Du capitalisme, du racisme et de leurs rapports
Dans le Texte
Houria Bouteldja et Frédéric Lordon
Judith Bernard
Ça fait longtemps qu'on en rêvait, Hors-Série, enfin, l'a fait : permettre la rencontre et le dialogue de Houria Bouteldja et de Frédéric Lordon, autour de l'articulation entre capitalisme et racisme. Lordon, c'est pour ainsi dire la première pierre, dans le socle fondateur de Hors-Série.
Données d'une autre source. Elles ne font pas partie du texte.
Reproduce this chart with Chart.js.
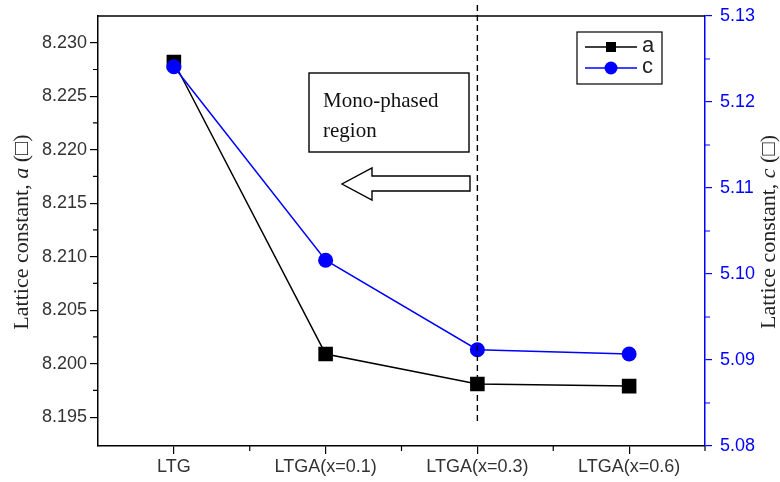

C'est la lecture de Capitalisme, désir et servitude, en 2010, qui a déterminé ma politisation "à gauche toute", qui lui a fourni son architecture intellectuelle et m'a inscrite dans l'exigence d'un anticapitalisme conséquent qui ne devait plus jamais désarmer. C'est cette position qui m'a conduite à quitter la tutelle d'Arrêt sur images, pour fonder à travers Hors-Série un média indépendant ayant rompu avec les mythes et les mirages de la "neutralité" médiatique.
Puis en 2016, j'ai découvert la pensée de Houria Bouteldja, et cette rencontre politique et intellectuelle n'a pas été moins décisive : elle a métamorphosé ma compréhension du monde, en m'éclairant irréversiblement sur la domination d'une Blanchité dont je n'avais jusqu'alors qu'une vague intuition. La théorie décoloniale, l'antiracisme politique, m'ont permis de compléter le tableau analytique, en mesurant le rôle structurant du racisme dans les rapports économiques et sociaux.
Seulement voilà : de prime abord, leurs deux pensées cheminaient sans se rencontrer. Dans les premiers livres, Houria ne parlait pas de capitalisme, Frédéric ne parlait pas de racisme. Et puis leurs positions ont évolué : chacun s'est mis à élargir la focale pour embrasser du regard ce territoire thématique voisin du sien, et au passage l'un et l'autre - mais pas simultanément - ont entrepris de penser le désir de nation, de souveraineté populaire, la haine de l'Union Européenne, et l'hypothèse stratégique du Frexit. Ils s'étaient lus l'un l'autre sans doute, guettés peut-être, et leur écriture montrait les signes d'une disponibilité au dialogue.
Un dialogue contradictoire, puisque Frédéric s'emploie à démontrer, dans Figures du communisme (2021) que capitalisme et racisme, s'ils entretiennent des rapports étroits qu'il faut reconnaître et décrire, n'en sont pas pour autant consubstantiels l'un à l'autre, tandis que Houria, dans Beaufs et Barbares (2023) observe l'avènement du capitalisme et du racisme systémique dans une même genèse coloniale. Entre les deux pourtant, un accord sur le projet - concevoir et favoriser les alliances susceptibles de former un bloc contre-hégémonique ; un accord plus fondamental encore sur le cadre de pensée - celui du matérialisme historique ; des dissonances sur certains points théoriques (consubstantialité or not consubstantialité ?) : les ingrédients d'un vrai débat étaient rassemblés.
Ne restait plus que le cadre et le prétexte : les 10 ans de Hors-Série. Parce que Hors-Série est l'un des espaces qui les a l'un et l'autre accueillis avec le plus de constance et de considération. Parce que Hors-Série leur doit à tous deux une bonne part de son logiciel politique. Parce qu'une décennie d'entretiens menés avec autant d'exigence intellectuelle que de passion politique, ça se fête.
Ils ont dit oui sans la moindre hésitation : c'est que l'heure était venue, et que l'endroit était le bon. Ils ont fait honneur à l'invitation de la plus belle des manières : en cheminant sincèrement l'un vers l'autre, soucieux de se comprendre et de s'articuler, tout en ne cédant rien de ce qui fait la puissance de leur position énonciative. Le théoricien du capitalisme par les affects et la militante de l'antiracisme politique savent devoir l'un l'autre s'écouter sans se confondre, et se reconnaître sans se perdre : la division du travail politique bien comprise est, potentiellement, un ferment révolutionnaire.
La rencontre, donc, a bel et bien eu lieu. Le dialogue a pris son essor, tant et si bien qu'il aurait voulu se prolonger ; après plus de deux heures de discussion, j'ai dû les interrompre, c'était un peu brutal et même un crève-coeur : j'ai privé Houria de la possibilité de répondre aux dernières propositions de Frédéric, cette perspective communiste qu'il ouvrait comme horizon d'émancipation universelle par delà les frontières de la race. Elle avait des choses à objecter, mais nous devions rendre le Lieu-Dit à son activité normale et avions largement dépassé le format annoncé. Gageons que cette frustration terminale nourrira des appétits de reprise, de poursuite, d'addendum ou de post-scriptum : autant dire que tout ça ne fait que commencer.